En aquella época mis abuelos vivían en un segundo piso y yo solía visitarlos casi todos los domingos. Ir hasta la capital me permitía explorar un territorio muy distinto al cotidiano, un territorio lleno de quioscos, confiterías y estancos. De tebeos Marvel y barquillos de crema degustados al sol en plazas con estatuas antiguas y sonido de campanas. Y a la hora de la siesta tenía una casa distinta cuyos rincones podía descubrir. Para un niño un cambio de casa, aunque sea por unas horas, tiene algo de aventura. Cada niño lleva siempre con él su propia aventura.
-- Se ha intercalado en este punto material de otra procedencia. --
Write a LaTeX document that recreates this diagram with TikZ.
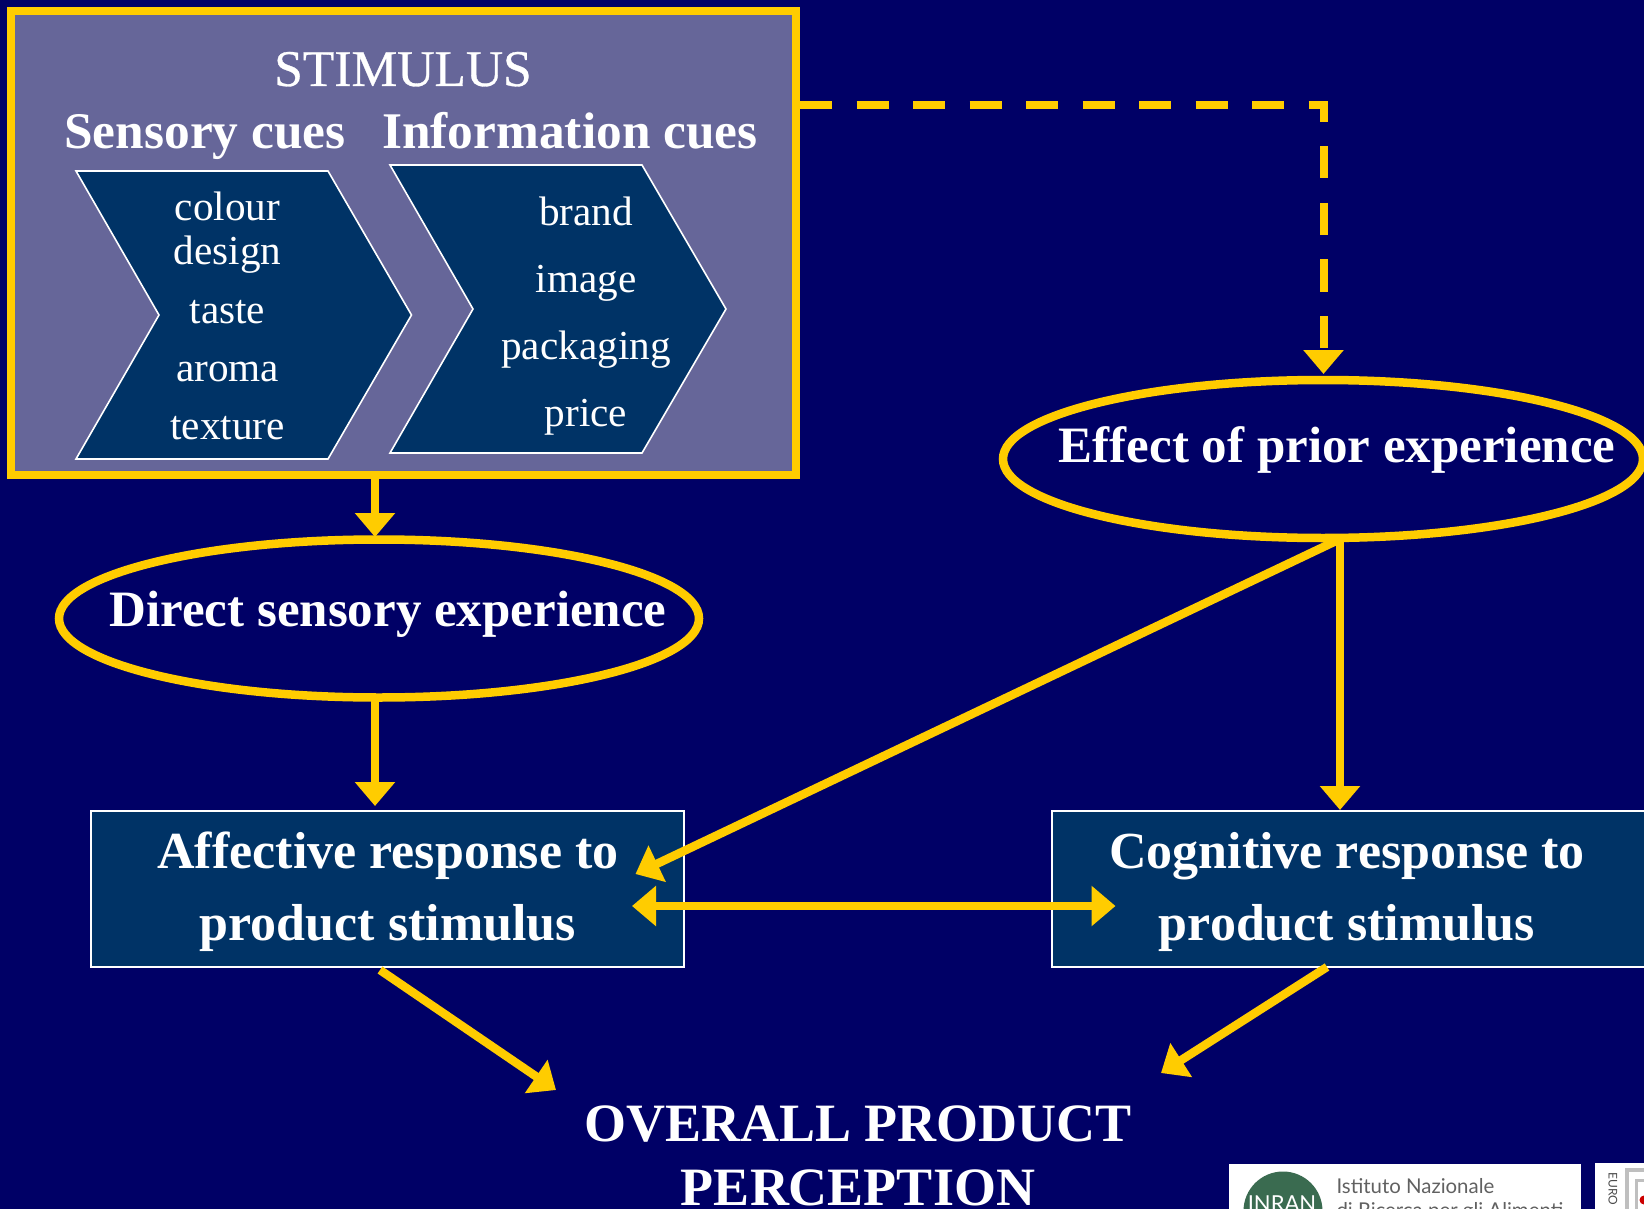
\documentclass[tikz,border=0pt]{standalone}
\usepackage{fontspec}
\setmainfont{Liberation Serif}
\newfontfamily\logofont{Lato}
\newfontfamily\semifont[FakeBold=0.6]{Liberation Serif}
\usetikzlibrary{arrows.meta,shapes.geometric}
\definecolor{bgc}{HTML}{000066}
\definecolor{gold}{HTML}{FFCC00}
\definecolor{panel}{HTML}{666699}
\definecolor{boxc}{HTML}{003366}
\definecolor{logog}{HTML}{3A6B50}
\newcommand{\fs}[1]{\fontsize{#1}{#1}\selectfont}
\tikzset{
  x=1pt,y=-1pt,
  stimbox/.style={draw=gold,fill=panel,line width=8pt,inner sep=0pt},
  respbox/.style={draw=white,fill=boxc,line width=2pt,inner sep=0pt,minimum height=156pt},
  oval/.style={ellipse,draw=gold,line width=8.5pt,inner sep=0pt,minimum width=640pt,minimum height=158pt},
  chev/.style={draw=white,fill=boxc,line width=1.6pt,line join=miter},
  head/.style={text=white,anchor=base,font=\fs{51.4}\bfseries},
  big/.style={text=white,anchor=base,font=\semifont\fs{51.5}},
  item/.style={text=white,anchor=base,font=\fs{41.2}},
  lab/.style={text=white,anchor=base,font=\fs{51}\bfseries},
  labb/.style={text=white,anchor=base,font=\fs{52}\bfseries},
  ovl/.style={text=white,anchor=base,font=\fs{54}\bfseries},
  conn/.style={draw=gold,line width=8.5pt,-{Triangle[length=24pt,width=39pt]}},
  dconn/.style={draw=gold,line width=8.5pt,{Triangle[length=24pt,width=39pt]}-{Triangle[length=24pt,width=39pt]}},
  dashconn/.style={draw=gold,line width=8pt,dash pattern=on 32pt off 24.5pt,-{Triangle[length=24pt,width=39pt]}},
  logotxt/.style={anchor=base west,text=black!62,font=\logofont\fs{20.4}},
}
\begin{document}
\begin{tikzpicture}
\path[use as bounding box,clip] (0,0) rectangle (1644,1209);
\fill[bgc] (0,0) rectangle (1644,1209);
% stimulus panel
\node[stimbox,minimum width=785pt,minimum height=464pt] (stim) at (403.5,243) {};
\node[big] (stimt) at (403,86) {STIMULUS};
\node[head] (sens) at (205,149) {Sensory cues};
\node[head] (info) at (570,149) {Information cues};
\draw[chev] (76,171) coordinate (c1) -- (328,171) -- (411.5,315) -- (328,459) -- (76,459) -- (159,315) -- cycle;
\draw[chev] (390,165) coordinate (c2) -- (642,165) -- (726,309) -- (642,453) -- (390,453) -- (473,309) -- cycle;
\node[item] (i1) at (227.5,221) {colour};
\node[item] (i2) at (227.5,265) {design};
\node[item] (i3) at (227.5,323.5) {taste};
\node[item] (i4) at (227.5,381.5) {aroma};
\node[item] (i5) at (227.5,439) {texture};
\node[item] (j1) at (586,225.5) {brand};
\node[item] (j2) at (586,292.5) {image};
\node[item] (j3) at (586,359) {packaging};
\node[item] (j4) at (586,426.5) {price};
% ovals
\node[oval] (prior) at (1323,459) {};
\node[lab] (priort) at (1337,462) {Effect of prior experience};
\node[oval] (direct) at (379,618.5) {};
\node[lab] (directt) at (388,626) {Direct sensory experience};
% response boxes
\node[respbox,minimum width=593pt] (aff) at (387.5,888.5) {};
\node[labb] (aff1) at (388,868) {Affective response to};
\node[labb] (aff2) at (388,940) {product stimulus};
\node[respbox,minimum width=600pt] (cog) at (1351.5,888.5) {};
\node[labb] (cog1) at (1347,868) {Cognitive response to};
\node[labb] (cog2) at (1347,940) {product stimulus};
% overall
\node[ovl] (ov1) at (858,1141) {OVERALL PRODUCT};
\node[ovl] (ov2) at (858,1205) {PERCEPTION};
% connector ends
\coordinate (a1) at (375,479);
\coordinate (a2) at (375,537);
\coordinate (a3) at (375,697);
\coordinate (a4) at (375,806);
\coordinate (b1) at (1340,538);
\coordinate (b2) at (1340,810);
\coordinate (b3) at (1336,541);
\coordinate (b4) at (635.5,874);
\coordinate (d0) at (800,105);
\coordinate (d1) at (1323.5,374);
\coordinate (e1) at (632,906);
\coordinate (e2) at (1115.5,906);
\coordinate (f1) at (380,970);
\coordinate (f2) at (556,1090);
\coordinate (g1) at (1327,967);
\coordinate (g2) at (1161,1073);
\draw[conn] (a1) -- (a2);
\draw[conn] (a3) -- (a4);
\draw[conn] (b1) -- (b2);
\draw[conn] (b3) -- (b4);
\draw[dconn] (e1) -- (e2);
\draw[conn] (f1) -- (f2);
\draw[conn] (g1) -- (g2);
\draw[dashconn] (d0) -| (d1);
% logos
\fill[white] (1229,1164) rectangle (1581,1215);
\fill[logog] (1283,1211) circle (39.5);
\node[text=white,font=\logofont\fs{22}] (lg) at (1282,1204) {INRAN};
\node[logotxt] (l1) at (1333,1193) {Istituto Nazionale};
\node[logotxt] (l2) at (1333,1217) {di Ricerca per gli Alimenti};
\fill[white] (1595,1163) rectangle (1644,1215);
\node[rotate=-90,anchor=west,text=black!70,font=\logofont\fs{12}] (eu) at (1613,1169) {EURO};
\draw[black!25,line width=4pt] (1627,1215) -- (1627,1170) -- (1650,1170);
\draw[black!25,line width=3pt] (1636,1215) -- (1636,1180) -- (1650,1180);
\fill[red!80!black] (1644,1200) circle (4.5);
\end{tikzpicture}
\end{document}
Mi rincón preferido era el trastero, quizá porque iba muy poco y no lo conocía bien. Para llegar a él había que subir varios tramos de escalera y mis abuelos, tan complacientes en otras cosas, no parecían muy dispuestos a llevar hasta allí a un niño alérgico al polvo. Pero, de vez en cuando, se producía el milagro: era necesario subir. Algunas veces, ellos más generosos o yo más cansino, me dejaban subir solo. En el piso de arriba vivía un matrimonio mayor al que encontrábamos a veces en el portal. Correctos, educados, amables. Creo recordar que él se llamaba Sebastián y era muy alto. Uno de esos domingos supe que había muerto. Fue una de las primeras veces que fue consciente de la muerte. Desde entonces, me daba mucho miedo pasar por su puerta, ya siempre cerrada, pero era un peaje necesario si quería llegar hasta el desván. Pasaba por ese tramo del tercero a toda prisa, pegado a la pared, mirando de reojo hacia atrás. Un sudor frío me recorría el cogote y se me erizaban los pelos de todo el cuerpo. Encaraba el tramo final directamente a la carrera hasta llegar al descansillo de los trasteros, con su suelo de cemento sin embaldosar y su uralita en el techo. Entonces metía la vieja llave en la cerradura, luchaba un poco con ella y se abría ante mí el cofre del tesoro.
Allí se amontonaban objetos que habían formado parte de la vida de mis abuelos. Tantos y tan curiosos que, de una vez para otra, no podía recordarlos. El techo era inclinado y acababa en un pequeño ventanuco que, aunque estaba muy tapado y era casi imposible acercarse hasta él, daba algo de luz al espacio, ocupado por telas y objetos cuyos nombres y uso desconocía. Platos, quinqués de petróleo, damajuanas, atizadores, cajas imposibles de abrir por el peso que aguantaban, braseros antiguos, una radio Vanguard, alguna silla desfondada, viejas fotografías familiares enmarcadas y olvidadas y, en un lateral, láminas con pirámides y motivos orientales, que alguna vez habían presidido el salón familiar, quizá mientras mi abuela escuchaba en aquella radio los seriales de la tarde. Y muchos libros en una inestable estantería improvisada con tablas viejas. Números sueltos de
Reader's Digest. Obras de teatro de colecciones populares: Muñoz Seca, los Quintero, Arniches. Y novelas de detectives y del Oeste, a las que mi abuelo era muy aficionado. Un día se va a escapar un tiro, Antonio, y ya verás, le decía mi abuela, pero él no levantaba la vista de sus páginas amarillentas, mientras disfrutaba tranquilo un Camel mentolado cuyo humo perfumaba toda la habitación.
Algún tiempo después, tuve la suerte de ser yo quien viviera en esa casa. Y subí muchas veces a ese trastero, casi siempre cuando se hacía imprescindible. Era diminuto y me tenía que inclinar para no darme en el techo y la mayoría de los objetos que habían formado parte de mi cofre del tesoro ya no estaban. Hoy me pregunto cómo en aquel espacio tan reducido cabían todos mis sueños. Nunca pude evitar el escalofrío en la espalda al pasar por la puerta del tercero.